Residual Stress Analysis of Aluminum-doped Zinc Oxide Films under Laser-Induced Recovery Process

Abstract

In this study, a low-temperature annealing technique using an ultraviolet laser was proposed for inducing the crystallization of transparent conductive aluminum-doped zinc oxide (AZO) films. The technique was used in conjunction with a galvanometer scanner to adjust the laser energy density and scanning speed, thereby inducing the amorphous crystallization of thin films. X-ray diffraction was used to analyze the structural properties of annealed thin films. Analysis with different galvanometer scanning speed during annealing and laser pulse repetition rates during annealing revealed that the two diffraction peaks (i.e., the (002) and (103) peaks) of the zinc oxide thin films became more noticeable as the laser pulse repetition rate increased.

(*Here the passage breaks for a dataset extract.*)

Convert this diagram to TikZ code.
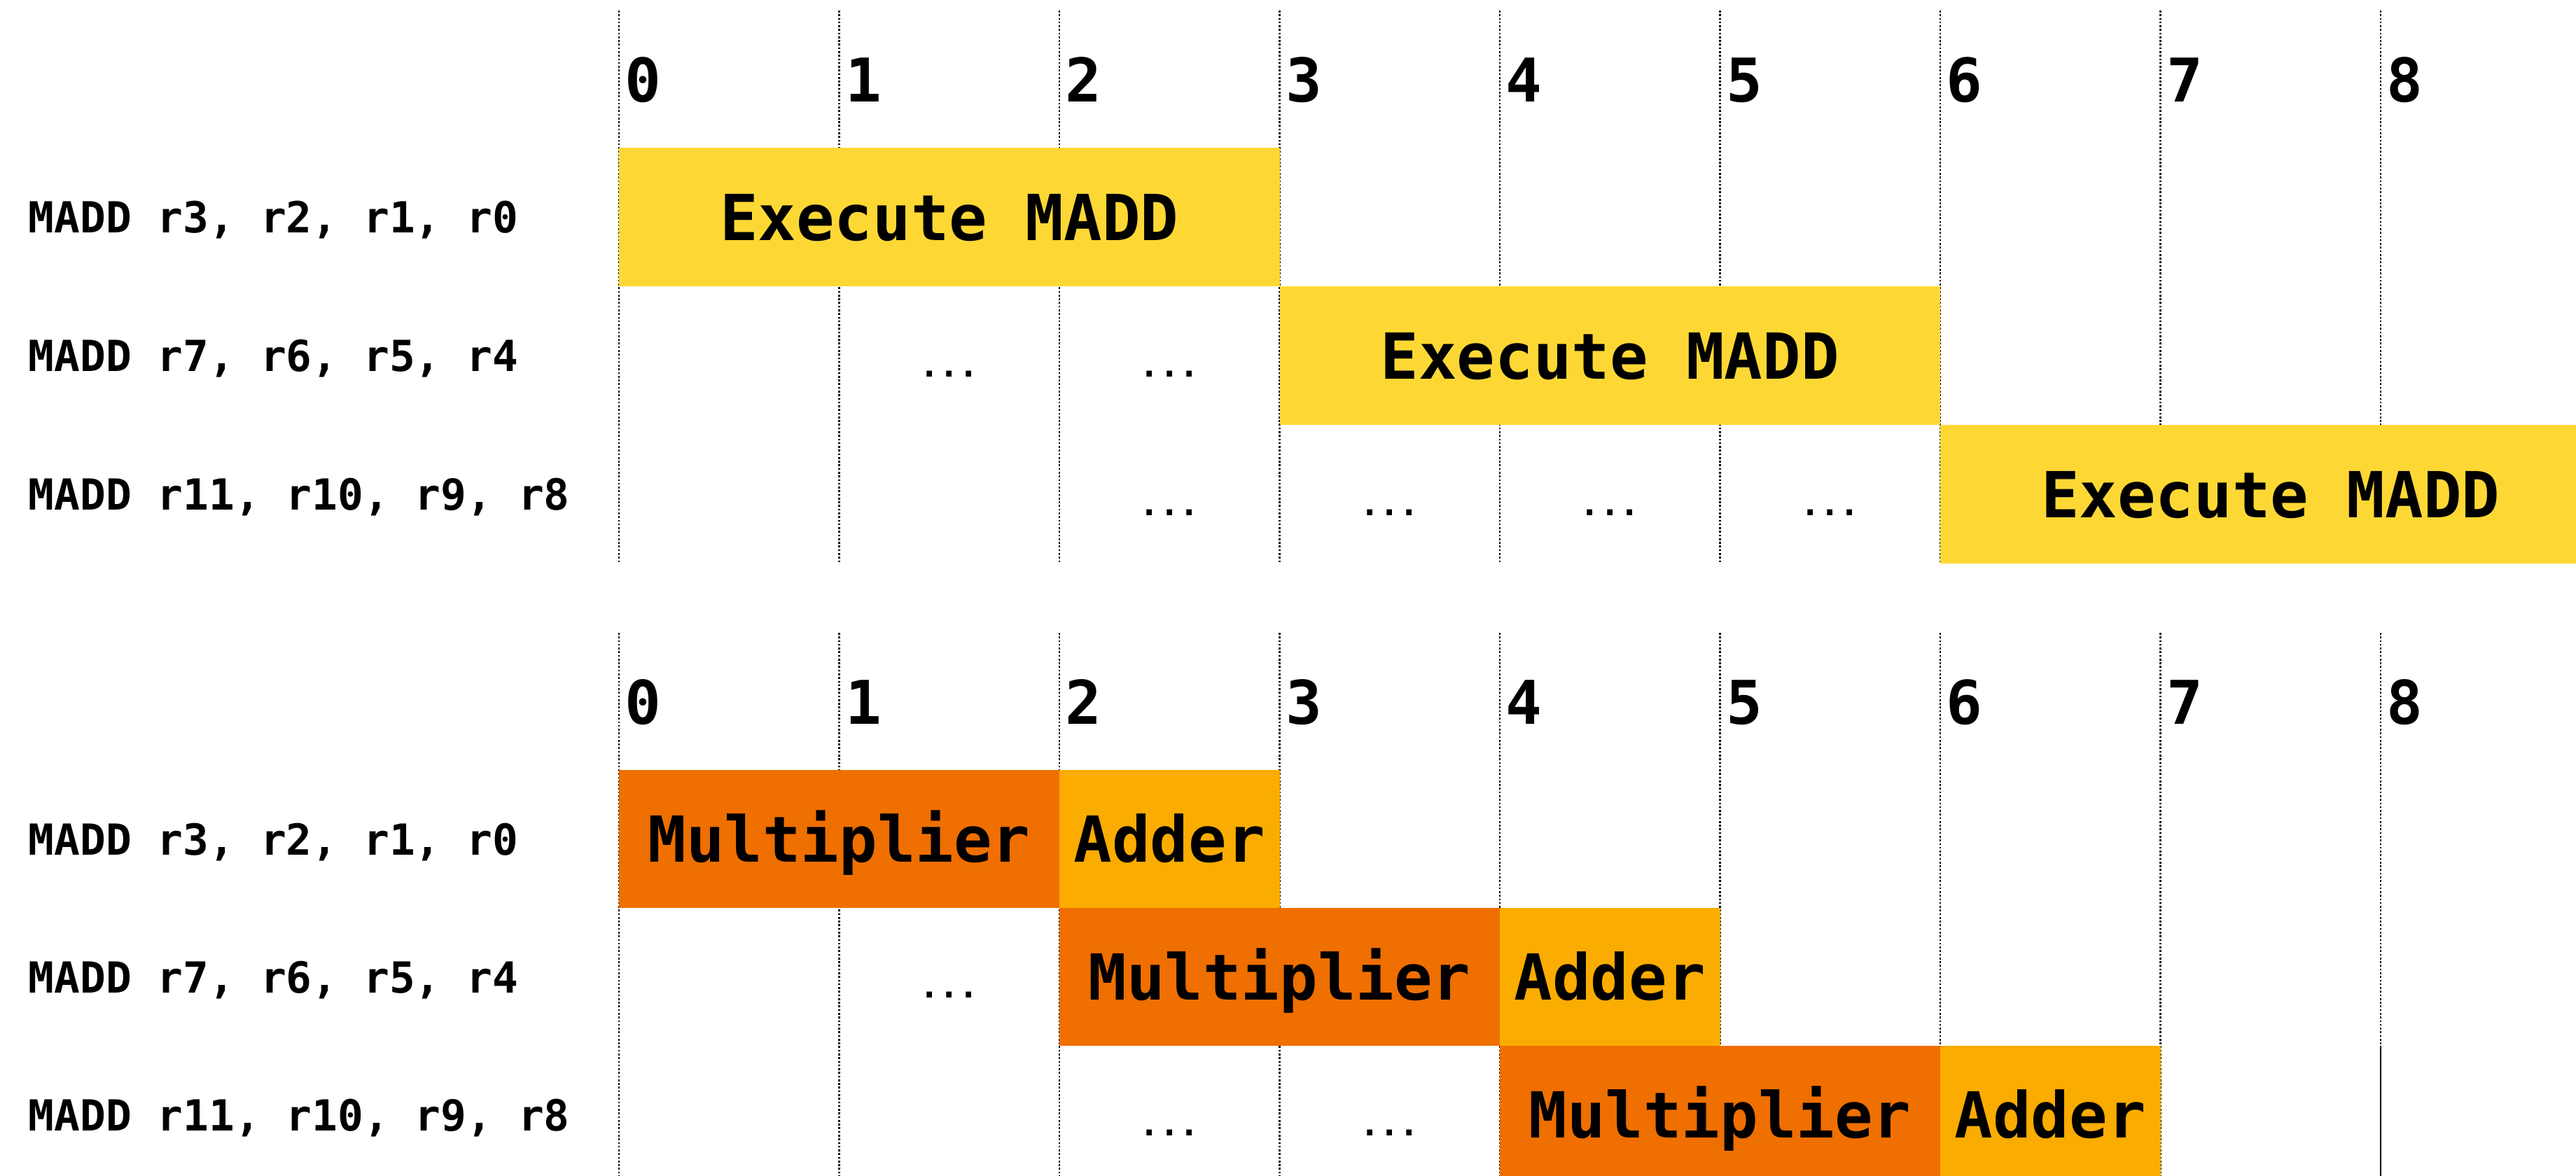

When the galvanometer scanning speed during annealing was set to 400 mm/s and 600 mm/s, the full width at half of the maximum (FWHM) of the AZO thin films decreased while the annealing frequency increased. By contrast, when the annealing speed was 800 mm/s, increasing the annealing frequency caused the FWHM to decrease and then increase. An analysis of the residual stress of the annealed thin film confirmed that when the annealing speed was reduced from 800 mm/s to 400 mm/s, increases in laser pulse repetition rate resulted in increased residual stress.